Fertilizer prices are significantly higher now than last year, and farmers know that soil sampling is one of the tools available to optimize fertilizer use. In Arkansas, about 65-70% of the soil samples submitted to the U of A, Marianna Soil Testing and Research Laboratory are collected for Variable-Rate Fertilization (VRF) purposes.
A condition for successful VRF is developing prescription maps representing the true variability of the nutrient of interest. What factors affect the quality of a prescription map?
Some factors include sampling depth, collection technique, sampling strategy, sampling density, sampling time, and interpolation method. Recommended sampling depths are 4 inches for rice and soybean and 6 inches for corn and cotton. This is because fertilizer recommendations were developed using samples collected at the corresponding depths.

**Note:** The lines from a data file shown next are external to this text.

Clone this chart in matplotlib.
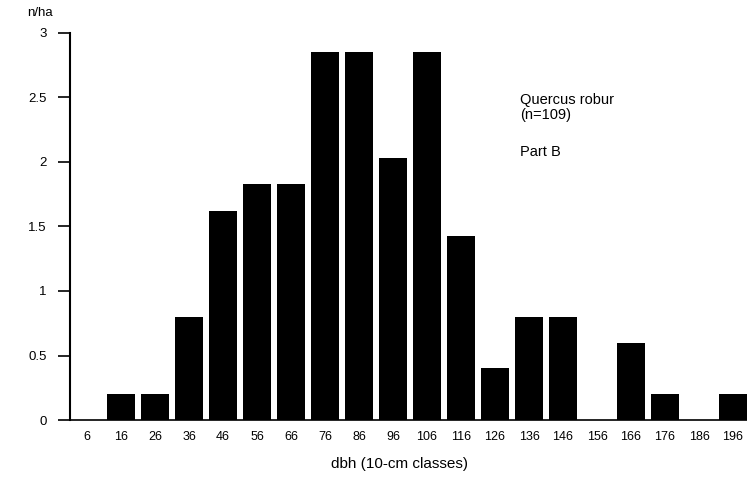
import numpy as np
import matplotlib.pyplot as plt

plt.rcParams['font.family'] = ['Liberation Sans', 'DejaVu Sans']

# dbh classes (10-cm) and stem numbers per ha
classes = ['6', '16', '26', '36', '46', '56', '66', '76', '86', '96',
           '106', '116', '126', '136', '146', '156', '166', '176', '186', '196']
n_ha = [0, 0.2, 0.2, 0.8, 1.62, 1.83, 1.83, 2.85, 2.85, 2.03,
        2.85, 1.43, 0.4, 0.8, 0.8, 0, 0.6, 0.2, 0, 0.2]
yticks = [0, 0.5, 1, 1.5, 2, 2.5, 3]
ylabels = ['0', '0.5', '1', '1.5', '2', '2.5', '3']

fig = plt.figure(figsize=(7.47, 4.82), dpi=100)
ax = fig.add_axes([0.0937, 0.1286, 0.9063, 0.803])

x = np.arange(len(classes))
ax.bar(x, n_ha, width=0.8, color='black')

ax.set_xlim(-0.5, 19.41)
ax.set_ylim(0, 3)
ax.set_xticks(x)
ax.set_xticklabels(classes, fontsize=9)
ax.set_yticks(yticks)
ax.set_yticklabels(ylabels, fontsize=9.5)
ax.tick_params(axis='x', length=0, pad=8)
ax.tick_params(axis='y', length=9, width=1.2, pad=8)

for s in ['top', 'right']:
    ax.spines[s].set_visible(False)
ax.spines['left'].set_linewidth(1.5)
ax.spines['bottom'].set_linewidth(1.2)

ax.set_xlabel('dbh (10-cm classes)', fontsize=11)
ax.xaxis.set_label_coords(0.487, -0.095)
fig.text(0.036, 0.985, 'n/ha', fontsize=9.5, va='top')

ax.text(0.665, 0.845, 'Quercus robur\n(n=109)', transform=ax.transAxes,
        fontsize=10.5, va='top', linespacing=1.05)
ax.text(0.665, 0.71, 'Part B', transform=ax.transAxes, fontsize=10.5, va='top')

fig.savefig('out.png', dpi=100)
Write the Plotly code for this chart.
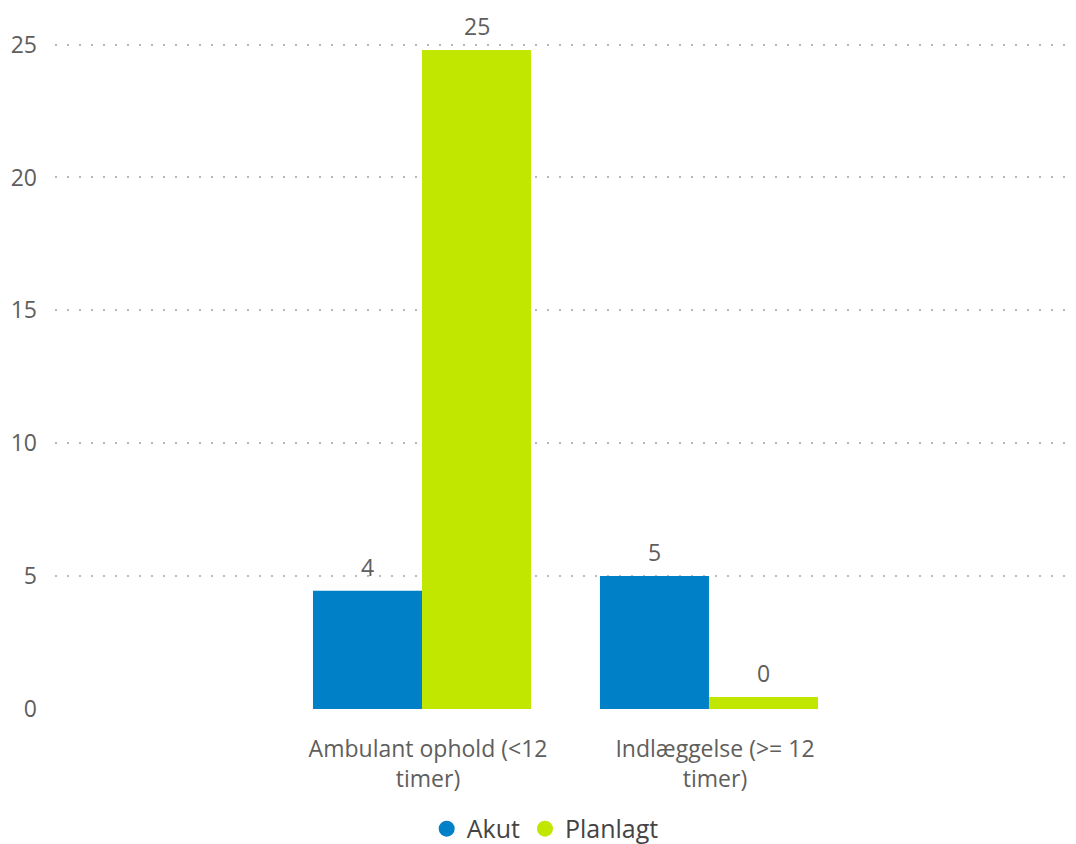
import plotly.graph_objects as go

categories = ["Ambulant ophold (&lt;12<br>timer)", "Indlæggelse (&gt;= 12<br>timer)"]
akut = [4.45, 5.0]
planlagt = [24.8, 0.45]
series_names = ["Akut", "Planlagt"]
colors = ["#0080C6", "#C1E600"]
y_ticks = [0, 5, 10, 15, 20, 25]

FONT = "Open Sans, Noto Sans, sans-serif"
GREY = "#605E5C"
BARGAP = 0.24
PX_PER_CAT = 287.0  # plot width / x-range span

fig = go.Figure()
series_vals = [akut, planlagt]
for name, vals, col in zip(series_names, series_vals, colors):
    fig.add_trace(go.Bar(
        x=categories, y=vals, name=name, marker=dict(color=col, line=dict(width=0)),
        showlegend=False, hoverinfo="skip",
    ))
for name, col in zip(series_names, colors):
    fig.add_trace(go.Scatter(
        x=[None], y=[None], mode="markers", name=name,
        marker=dict(symbol="circle", size=20, color=col), showlegend=True,
    ))

# data labels above each bar
n = len(series_names)
bar_px = (1 - BARGAP) * PX_PER_CAT / n
for i, vals in enumerate(series_vals):
    offset = (i - (n - 1) / 2) * bar_px
    for cat, v in zip(categories, vals):
        fig.add_annotation(x=cat, y=v, text=f"{v:.0f}", showarrow=False,
                           xshift=offset, yshift=24, yanchor="middle",
                           font=dict(family=FONT, size=23, color=GREY))

fig.update_layout(
    width=1068, height=836,
    margin=dict(l=47, r=0, t=10, b=135, autoexpand=False),
    paper_bgcolor="white", plot_bgcolor="white",
    barmode="group", bargap=BARGAP, bargroupgap=0,
    font=dict(family=FONT, size=23, color=GREY),
    legend=dict(orientation="h", xref="container", yref="container",
                x=0.503, y=0.018, xanchor="center", yanchor="middle",
                font=dict(family=FONT, size=25, color="#444444"),
                itemwidth=30, tracegroupgap=0),
    xaxis=dict(range=[-1.279, 2.279], showgrid=False, zeroline=False, showline=False,
               ticks="", ticklabelstandoff=24, ticklabelshift=6, automargin=False,
               tickfont=dict(family=FONT, size=23, color=GREY)),
    yaxis=dict(range=[0, 26], tickvals=y_ticks, showgrid=True, gridcolor="#B8B8B8",
               griddash="2px,10px", gridwidth=1.5, zeroline=False, showline=False,
               ticks="", ticklabelstandoff=17, automargin=False,
               tickfont=dict(family=FONT, size=23, color=GREY)),
)

fig.write_html("out.html")
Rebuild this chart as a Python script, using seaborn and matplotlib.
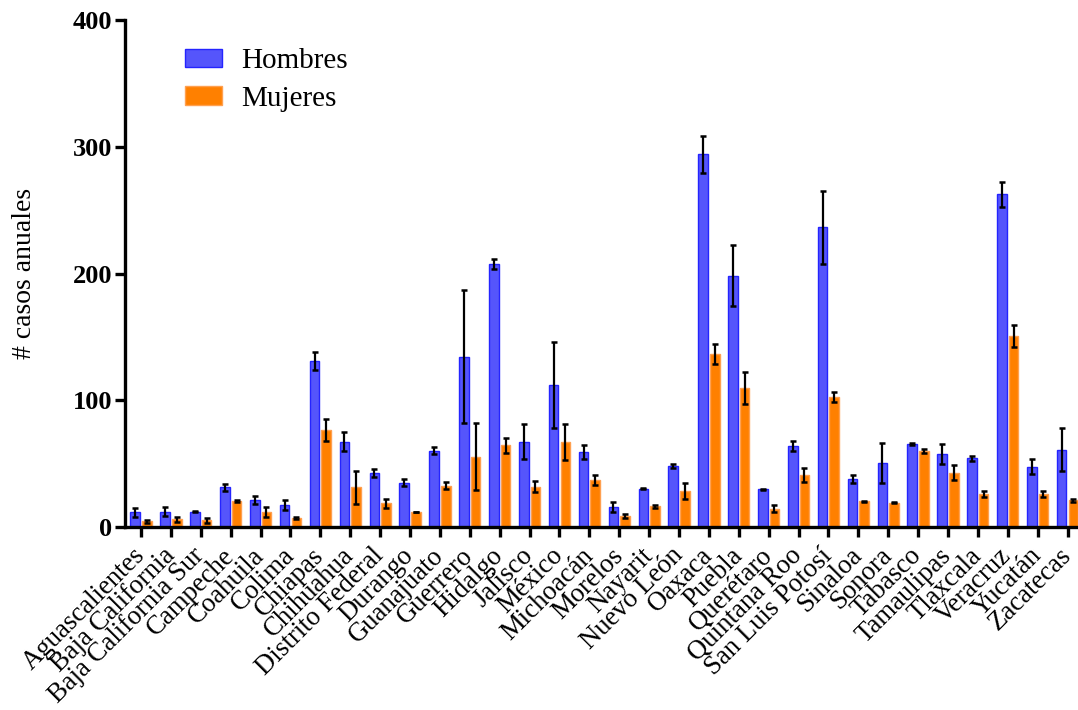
import numpy as np
import pandas as pd
import matplotlib
matplotlib.use("Agg")
import matplotlib.pyplot as plt
import seaborn as sns

estados = [
    "Aguascalientes", "Baja California", "Baja California Sur", "Campeche",
    "Coahuila", "Colima", "Chiapas", "Chihuahua", "Distrito Federal",
    "Durango", "Guanajuato", "Guerrero", "Hidalgo", "Jalisco", "México",
    "Michoacán", "Morelos", "Nayarit", "Nuevo León", "Oaxaca", "Puebla",
    "Querétaro", "Quintana Roo", "San Luis Potosí", "Sinaloa", "Sonora",
    "Tabasco", "Tamaulipas", "Tlaxcala", "Veracruz", "Yucatán", "Zacatecas",
]

hombres = [11.6, 12.1, 12.1, 31.3, 21.3, 17.4, 131.0, 67.3, 42.6,
           35.0, 60.2, 134.4, 207.2, 67.1, 112.0, 59.2, 15.5, 30.3,
           48.1, 294.0, 198.3, 29.7, 63.9, 236.4, 38.1, 50.5, 65.7,
           57.6, 54.2, 262.5, 47.6, 61.0]
hombres_err = [3.4, 3.7, 0.4, 2.6, 3.0, 3.7, 7.2, 7.5, 3.4,
               2.6, 2.9, 52.7, 3.9, 13.8, 33.8, 5.5, 3.9, 0.5,
               1.8, 14.6, 24.2, 0.4, 4.1, 28.9, 3.2, 15.9, 0.8,
               7.8, 2.1, 10.1, 5.7, 16.8]

mujeres = [4.5, 6.3, 5.5, 20.8, 12.1, 7.1, 76.5, 31.3, 18.7,
           12.1, 32.6, 55.5, 64.4, 31.8, 67.1, 37.1, 8.7, 16.3,
           28.7, 136.2, 109.7, 14.5, 41.3, 102.8, 20.2, 19.2, 60.0,
           42.9, 26.0, 150.9, 26.0, 21.0]
mujeres_err = [1.0, 2.0, 2.0, 0.7, 3.8, 1.0, 8.5, 13.0, 3.7,
               0.0, 2.8, 26.3, 5.8, 4.3, 14.2, 3.6, 1.8, 1.0,
               6.2, 7.9, 13.0, 2.9, 5.5, 3.9, 0.5, 0.5, 1.8,
               6.0, 2.4, 8.8, 2.4, 1.5]

sexos = ["Hombres", "Mujeres"]
colores = {"Hombres": "#5555FB", "Mujeres": "#FF8000"}
bordes = {"Hombres": "#2424FF", "Mujeres": "#FFA050"}

df = pd.DataFrame({
    "estado": estados * 2,
    "sexo": ["Hombres"] * len(estados) + ["Mujeres"] * len(estados),
    "casos": hombres + mujeres,
})
errores = {"Hombres": hombres_err, "Mujeres": mujeres_err}
valores = {"Hombres": hombres, "Mujeres": mujeres}

sns.set_style("ticks", {"axes.edgecolor": "black", "text.color": "black",
                        "axes.labelcolor": "black", "xtick.color": "black",
                        "ytick.color": "black"})
plt.rcParams["font.family"] = ["Liberation Serif", "DejaVu Serif"]

fig = plt.figure(figsize=(10.78, 7.10), dpi=100)
ax = fig.add_axes([0.116, 0.2577, 0.884, 0.7141])

sns.barplot(data=df, x="estado", y="casos", hue="sexo", order=estados,
            hue_order=sexos, palette=colores, errorbar=None, saturation=1,
            width=0.78, gap=0.18, ax=ax, legend=False)

# bar edges and error bars, positioned from the drawn patches
for cont, sexo in zip(ax.containers, sexos):
    xs = []
    for p in cont.patches:
        p.set_edgecolor(bordes[sexo])
        p.set_linewidth(1.0)
        xs.append(p.get_x() + p.get_width() / 2)
    ax.errorbar(xs, valores[sexo], yerr=errores[sexo], fmt="none",
                ecolor="black", elinewidth=1.6, capsize=2.5,
                capthick=1.8, zorder=5)

ax.set_xlim(-0.535, 31.35)
ax.set_ylim(0, 400)
ax.set_yticks([0, 100, 200, 300, 400])
ax.set_xlabel("")
ax.set_ylabel("# casos anuales", fontsize=20, labelpad=26)

for lbl in ax.get_yticklabels():
    lbl.set_fontweight("bold")
    lbl.set_fontsize(19)
ax.set_xticks(range(len(estados)))
ax.set_xticklabels(estados, rotation=45, ha="right", va="center",
                   rotation_mode="anchor", fontsize=19.3)

ax.tick_params(axis="both", width=2.4, length=7, direction="out")
ax.tick_params(axis="x", pad=11)
ax.tick_params(axis="y", pad=2)
for s in ("left", "bottom"):
    ax.spines[s].set_linewidth(2.4)
sns.despine(ax=ax)

handles = [plt.Rectangle((0, 0), 1, 1, facecolor=colores[s],
                         edgecolor=bordes[s], linewidth=1.0) for s in sexos]
fig.legend(handles, sexos, loc="upper left", bbox_to_anchor=(0.172, 0.932),
           frameon=False, fontsize=21, borderpad=0, borderaxespad=0,
           handlelength=1.27, handleheight=0.62, handletextpad=0.65,
           labelspacing=0.4)

fig.savefig("out.png", dpi=100)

Soil samples shallower that the recommended depth will tend to overestimate the concentration of the nutrients due to stratification.
Then, maybe the most important question remains: what is the best way to collect soil samples? Are grids better than management zones? Nutrient spatial variability is a result of the complex interactions between soil, climate, and management history. Therefore, soil fertility can vary greatly, even within short distances.
The idea that any sampling strategy for VRF is suitable because you collect more than the traditional 1 sample every 20 acres is often incorrect and may give a false sense of precision. Below are some thoughts for your consideration.
- There isn’t a sampling approach that fits all soils and situations.
- The sampling strategy that best describes the variability of a particular nutrient may not be the same for another nutrient. For instance, it could be 3-acre grids for phosphorus and 5-acre grids for potassium.
- You may want to prioritize potassium over phosphorus.
- The optimum sampling resolution may vary even within a single cropping system.
- While the emphasis has been on accounting for nutrient variability across a field (spatial variability), the variability across time (temporal variability) can be as high. The behavior of nutrients in the soil is affected by temperature and moisture, and thus, nutrient levels will tend to be higher under warm than cold weather. So, be as consistent as possible with sampling time.
- If you follow a sound nutrient management plan, soil test values should not drop significantly after a couple of growing seasons.
- Fields with random or short-distance variability (microtopography, sand blows, etc.) can be challenging to manage with VRF.
- If the variability in a field is “random,” a small grid size (less than 3 acres) is probably the best approach. Management zones or larger grid sizes are probably more appropriate for structured variability, such as land leveling and varying soil series or texture.
- A soil test is an index of nutrient availability, and if the same sample is analyzed several times, results can vary by as much as 10%. Repeated analysis of samples testing “low” could vary by more than 10%.
- Avoid taking soil samples “behind” the combine. Crops like corn need about 10 inches of rain to release the potassium stored in the stubble.
Producers need to be aware that different interpolation methods can be used to generate prescription maps from a set of data points. An interpolation method is a procedure to estimate nutrient concentrations in areas that were not sampled. The choice of interpolation method is crucial as each method may result in different amounts of fertilizer being recommended for the same field.
Finally, it is not realistic to expect that all the nutrient variability in a field can be managed with VRF. Studies have shown that fertilizer spreaders can show variations of up to 15% of the target rate even if adequately calibrated, and may need 6 seconds (40-60) feet to change fertilizer rate.